▸ **PROVIDED MATERIAL**:
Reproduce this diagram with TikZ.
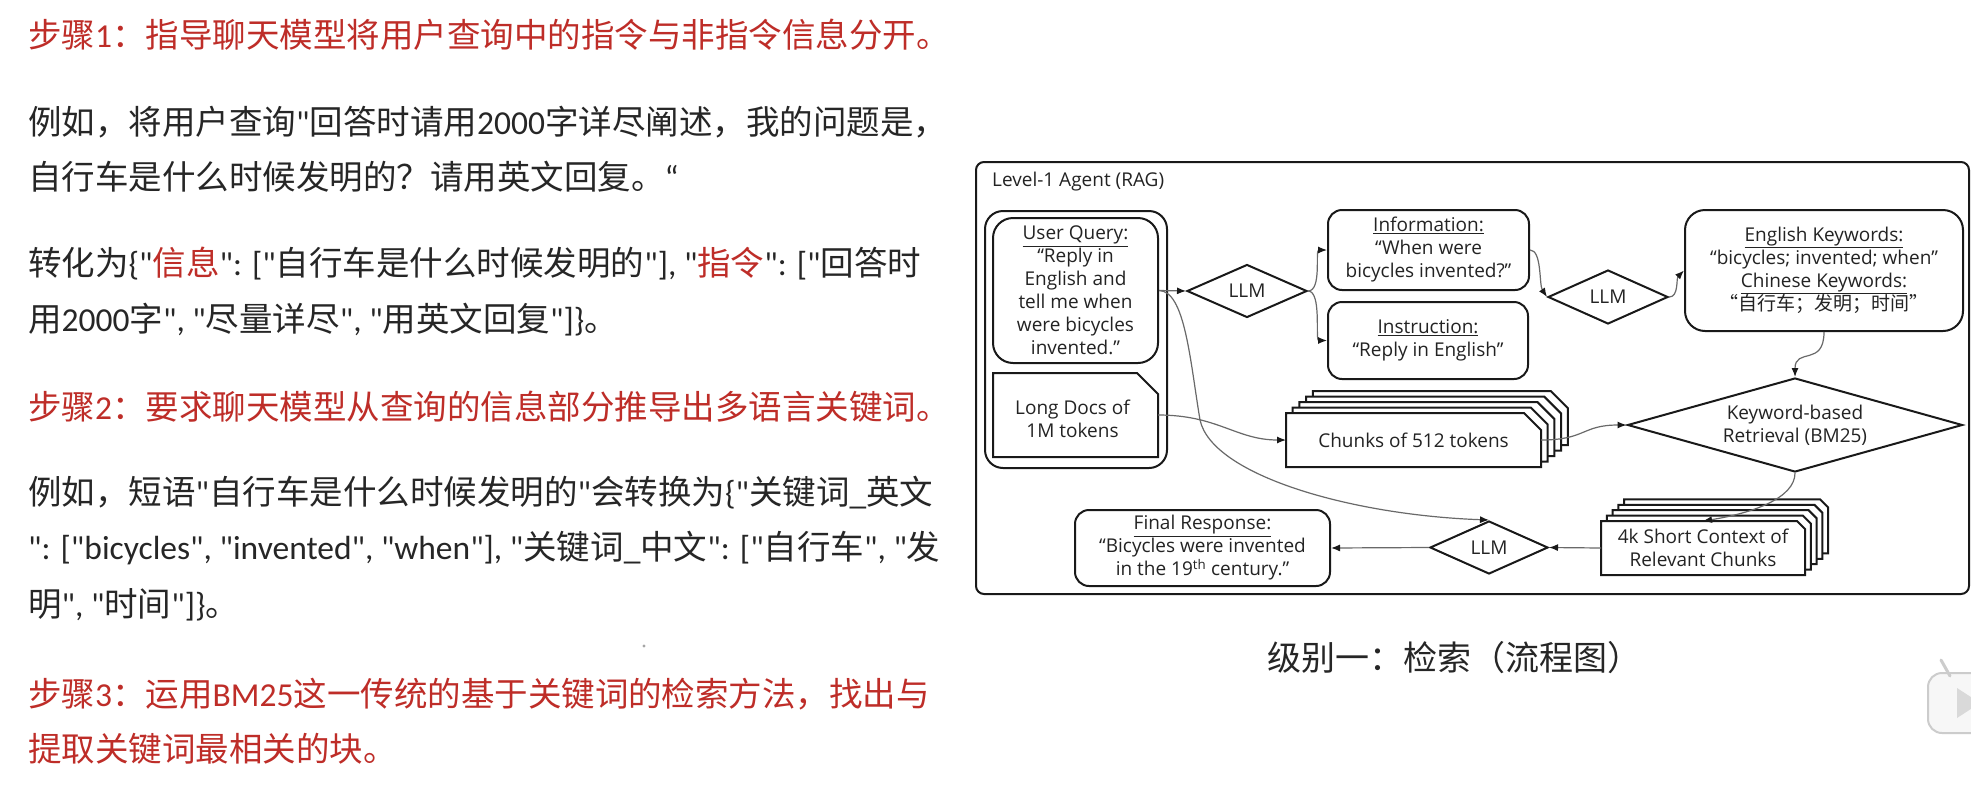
\documentclass[tikz,border=0pt]{standalone}
\usepackage{fontspec}
\setmainfont{Open Sans}
\newfontfamily\cjk{Noto Sans CJK SC}
\newfontfamily\lat{Carlito}
\usetikzlibrary{shapes.geometric,arrows.meta,calc}
\definecolor{redtxt}{RGB}{190,45,40}
\definecolor{blktxt}{RGB}{38,38,38}
\definecolor{dtxt}{RGB}{35,35,35}
\definecolor{lnc}{RGB}{25,25,25}
\definecolor{arrc}{RGB}{105,105,105}
\newcommand{\dfont}{\fontsize{19}{23}\selectfont}
\newcommand{\lfont}{\cjk\fontsize{33.5}{40}\selectfont}
\newcommand{\rtx}[1]{\textcolor{redtxt}{#1}}
\tikzset{
  rbox/.style={draw=lnc, line width=2pt, rounded corners=#1, inner sep=0pt, align=center, font=\dfont, text=dtxt},
  rbox/.default=14pt,
  plain/.style={inner sep=0pt, align=center, font=\dfont, text=dtxt},
  dmd/.style={diamond, draw=lnc, line width=2pt, inner sep=0pt, align=center, font=\dfont, text=dtxt, aspect=2.3},
  layer/.style={draw=lnc, line width=2pt, fill=white, line join=miter},
  conn/.style={draw=arrc, line width=1.2pt, -{Latex[length=9pt,width=7pt,color=lnc]}},
  ltxt/.style={anchor=base west, inner sep=0pt, font=\lfont, text=blktxt},
  ltred/.style={ltxt, text=redtxt},
  phantombox/.style={inner sep=0pt, outer sep=0pt},
}
\begin{document}
\begin{tikzpicture}[x=1pt,y=-1pt]
\useasboundingbox (0,0) rectangle (1971,801);
\fill[white] (0,0) rectangle (1971,801);

% ---------- left text ----------
\node[ltred] (l1) at (28,47.5) {步骤{\lat 1}：指导聊天模型将用户查询中的指令与非指令信息分开。};
\node[ltxt] (l2) at (28,134) {例如，将用户查询{\lat "}回答时请用{\lat 2000}字详尽阐述，我的问题是，};
\node[ltxt] (l3) at (28,189.5) {自行车是什么时候发明的？请用英文回复。{\lat “}};
\node[ltxt] (l4) at (28,275.5) {转化为{\lat \{"}\rtx{信息}{\lat ": ["}自行车是什么时候发明的{\lat "], "}\rtx{指令}{\lat ": ["}回答时};
\node[ltxt] (l5) at (28,331.5) {用{\lat 2000}字{\lat ", "}尽量详尽{\lat ", "}用英文回复{\lat "]\}}。};
\node[ltred] (l6) at (28,419.5) {步骤{\lat 2}：要求聊天模型从查询的信息部分推导出多语言关键词。};
\node[ltxt] (l7) at (28,504) {例如，短语{\lat "}自行车是什么时候发明的{\lat "}会转换为{\lat \{"}关键词{\lat \_}英文};
\node[ltxt] (l8) at (28,559) {{\lat ": ["bicycles", "invented", "when"], "}关键词{\lat \_}中文{\lat ": ["}自行车{\lat ", "}发};
\node[ltxt] (l9) at (28,616) {明{\lat ", "}时间{\lat "]\}}。};
\node[ltred] (l10) at (28,706) {步骤{\lat 3}：运用{\lat BM25}这一传统的基于关键词的检索方法，找出与};
\node[ltred] (l11) at (28,761) {提取关键词最相关的块。};
\fill[gray!70] (644,646) circle (1.6);

% ---------- caption ----------
\node[anchor=base west, inner sep=0pt, font=\cjk\fontsize{34}{40}\selectfont, text=blktxt] (cap) at (1267,670) {级别一：检索（流程图）};

% ---------- diagram ----------
\node[draw=lnc, line width=2pt, rounded corners=8pt, minimum width=993pt, minimum height=432pt, inner sep=0pt] (outer) at (1472.5,378) {};
\node[plain, anchor=west] (title) at (992,182) {Level-1 Agent (RAG)};

\node[rbox=18pt, minimum width=182pt, minimum height=257pt] (grp) at (1076,339.5) {};
\node[rbox=20pt, minimum width=165pt, minimum height=145pt] (uq) at (1075.5,290.5)
  {\underline{User Query:}\\“Reply in\\English and\\tell me when\\were bicycles\\invented.”};

\path node[phantombox, minimum width=165pt, minimum height=84pt] (ldb) at (1075.5,415) {};
\draw[layer] (ldb.south west) -- (ldb.north west) -- ($(ldb.north east)+(-21,0)$) -- ($(ldb.north east)+(0,21)$) -- (ldb.south east) -- cycle;
\node[plain] (ld) at ($(ldb.center)+(-3,4)$) {Long Docs of\\1M tokens};

\node[dmd, minimum width=120pt, minimum height=53pt] (llm1) at (1247,291) {LLM};

\node[rbox=14pt, minimum width=201pt, minimum height=80pt] (info) at (1428.5,250)
  {\underline{Information:}\\“When were\\bicycles invented?”};
\node[rbox=14pt, minimum width=200pt, minimum height=77pt] (instr) at (1428,340.5)
  {\underline{Instruction:}\\“Reply in English”};

\node[dmd, minimum width=120pt, minimum height=54pt] (llm2) at (1608,297) {LLM};

\node[rbox=20pt, minimum width=278pt, minimum height=121pt] (kw) at (1824,270.5)
  {\underline{English Keywords:}\\“bicycles; invented; when”\\\underline{Chinese Keywords:}\\{\cjk “自行车；发明；时间”}};

\node[dmd, aspect=3.5, minimum width=335pt, minimum height=94pt] (ret) at (1795,425) {Keyword-based\\Retrieval (BM25)};

% chunks stack
\path node[phantombox, minimum width=255pt, minimum height=54pt] (chb) at (1413.5,440) {};
\foreach \k in {4,3,2,1} {
  \draw[layer] ($(chb.south west)+(6.7*\k,-5.5*\k)$) -- ($(chb.north west)+(6.7*\k,-5.5*\k)$)
    -- ($(chb.north east)+(6.7*\k-17,-5.5*\k)$) -- ($(chb.north east)+(6.7*\k,-5.5*\k+17)$)
    -- ($(chb.south east)+(6.7*\k,-5.5*\k)$) -- cycle;
}
\draw[layer] (chb.south west) -- (chb.north west) -- ($(chb.north east)+(-17,0)$) -- ($(chb.north east)+(0,17)$) -- (chb.south east) -- cycle;
\node[plain] (cht) at (chb.center) {Chunks of 512 tokens};

% short context stack
\path node[phantombox, minimum width=204pt, minimum height=54pt] (ctxb) at (1703,548) {};
\foreach \k in {4,3,2,1} {
  \draw[layer] ($(ctxb.south west)+(5.8*\k,-5.4*\k)$) -- ($(ctxb.north west)+(5.8*\k,-5.4*\k)$)
    -- ($(ctxb.north east)+(5.8*\k-8,-5.4*\k)$) -- ($(ctxb.north east)+(5.8*\k,-5.4*\k+8)$)
    -- ($(ctxb.south east)+(5.8*\k,-5.4*\k)$) -- cycle;
}
\draw[layer] (ctxb.south west) -- (ctxb.north west) -- ($(ctxb.north east)+(-8,0)$) -- ($(ctxb.north east)+(0,8)$) -- (ctxb.south east) -- cycle;
\node[plain] (ctxt) at (ctxb.center) {4k Short Context of\\Relevant Chunks};

\node[dmd, minimum width=118pt, minimum height=53pt] (llm3) at (1489,547.5) {LLM};

\node[rbox=14pt, minimum width=255pt, minimum height=76pt] (fr) at (1202.5,548)
  {\underline{Final Response:}\\“Bicycles were invented\\in the 19\textsuperscript{th} century.”};

% ---------- connectors ----------
\draw[conn] (uq.east) -- (llm1.west);
\draw[conn] (llm1.east) .. controls +(14,0) and +(-12,0) .. (info.west);
\draw[conn] (llm1.east) .. controls +(14,0) and +(-12,0) .. (instr.west);
\draw[conn] (uq.east) .. controls (1185,291) and (1190,360) .. (1200,420) .. controls (1212,475) and (1350,515) .. (llm3.north);
\draw[conn] (ldb.east) .. controls +(60,0) and +(-50,0) .. (chb.west);
\draw[conn] (info.east) .. controls +(12,0) and +(-8,-12) .. (llm2.west);
\draw[conn] (llm2.east) .. controls +(10,0) and +(-8,8) .. (kw.west);
\draw[conn] (kw.south) .. controls +(0,35) and +(0,-30) .. (ret.north);
\draw[conn] (chb.east) .. controls +(45,0) and +(-45,0) .. (ret.west);
\draw[conn] (ret.south) .. controls +(0,25) and +(50,-8) .. (ctxb.north);
\draw[conn] (ctxb.west) -- (llm3.east);
\draw[conn] (llm3.west) -- (fr.east);

% ---------- corner player icon ----------
\draw[gray!40, fill=gray!6, line width=2pt, rounded corners=14pt] (1928,673) rectangle (2000,733);
\draw[gray!40, line width=3pt, line cap=round] (1950,676) -- (1941,660);
\fill[gray!30] (1957,688) -- (1957,718) -- (1980,703) -- cycle;
\end{tikzpicture}
\end{document}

▸ **REQUIREMENTS**: Reproduce the material above exactly, first line through the line that contains "(644,646) circle (1.6);", minus the pictures.

▸ **ANSWER BELOW**:
Reproduce this diagram with TikZ.
\documentclass[tikz,border=0pt]{standalone}
\usepackage{fontspec}
\setmainfont{Open Sans}
\newfontfamily\cjk{Noto Sans CJK SC}
\newfontfamily\lat{Carlito}
\usetikzlibrary{shapes.geometric,arrows.meta,calc}
\definecolor{redtxt}{RGB}{190,45,40}
\definecolor{blktxt}{RGB}{38,38,38}
\definecolor{dtxt}{RGB}{35,35,35}
\definecolor{lnc}{RGB}{25,25,25}
\definecolor{arrc}{RGB}{105,105,105}
\newcommand{\dfont}{\fontsize{19}{23}\selectfont}
\newcommand{\lfont}{\cjk\fontsize{33.5}{40}\selectfont}
\newcommand{\rtx}[1]{\textcolor{redtxt}{#1}}
\tikzset{
  rbox/.style={draw=lnc, line width=2pt, rounded corners=#1, inner sep=0pt, align=center, font=\dfont, text=dtxt},
  rbox/.default=14pt,
  plain/.style={inner sep=0pt, align=center, font=\dfont, text=dtxt},
  dmd/.style={diamond, draw=lnc, line width=2pt, inner sep=0pt, align=center, font=\dfont, text=dtxt, aspect=2.3},
  layer/.style={draw=lnc, line width=2pt, fill=white, line join=miter},
  conn/.style={draw=arrc, line width=1.2pt, -{Latex[length=9pt,width=7pt,color=lnc]}},
  ltxt/.style={anchor=base west, inner sep=0pt, font=\lfont, text=blktxt},
  ltred/.style={ltxt, text=redtxt},
  phantombox/.style={inner sep=0pt, outer sep=0pt},
}
\begin{document}
\begin{tikzpicture}[x=1pt,y=-1pt]
\useasboundingbox (0,0) rectangle (1971,801);
\fill[white] (0,0) rectangle (1971,801);

% ---------- left text ----------
\node[ltred] (l1) at (28,47.5) {步骤{\lat 1}：指导聊天模型将用户查询中的指令与非指令信息分开。};
\node[ltxt] (l2) at (28,134) {例如，将用户查询{\lat "}回答时请用{\lat 2000}字详尽阐述，我的问题是，};
\node[ltxt] (l3) at (28,189.5) {自行车是什么时候发明的？请用英文回复。{\lat “}};
\node[ltxt] (l4) at (28,275.5) {转化为{\lat \{"}\rtx{信息}{\lat ": ["}自行车是什么时候发明的{\lat "], "}\rtx{指令}{\lat ": ["}回答时};
\node[ltxt] (l5) at (28,331.5) {用{\lat 2000}字{\lat ", "}尽量详尽{\lat ", "}用英文回复{\lat "]\}}。};
\node[ltred] (l6) at (28,419.5) {步骤{\lat 2}：要求聊天模型从查询的信息部分推导出多语言关键词。};
\node[ltxt] (l7) at (28,504) {例如，短语{\lat "}自行车是什么时候发明的{\lat "}会转换为{\lat \{"}关键词{\lat \_}英文};
\node[ltxt] (l8) at (28,559) {{\lat ": ["bicycles", "invented", "when"], "}关键词{\lat \_}中文{\lat ": ["}自行车{\lat ", "}发};
\node[ltxt] (l9) at (28,616) {明{\lat ", "}时间{\lat "]\}}。};
\node[ltred] (l10) at (28,706) {步骤{\lat 3}：运用{\lat BM25}这一传统的基于关键词的检索方法，找出与};
\node[ltred] (l11) at (28,761) {提取关键词最相关的块。};
\fill[gray!70] (644,646) circle (1.6);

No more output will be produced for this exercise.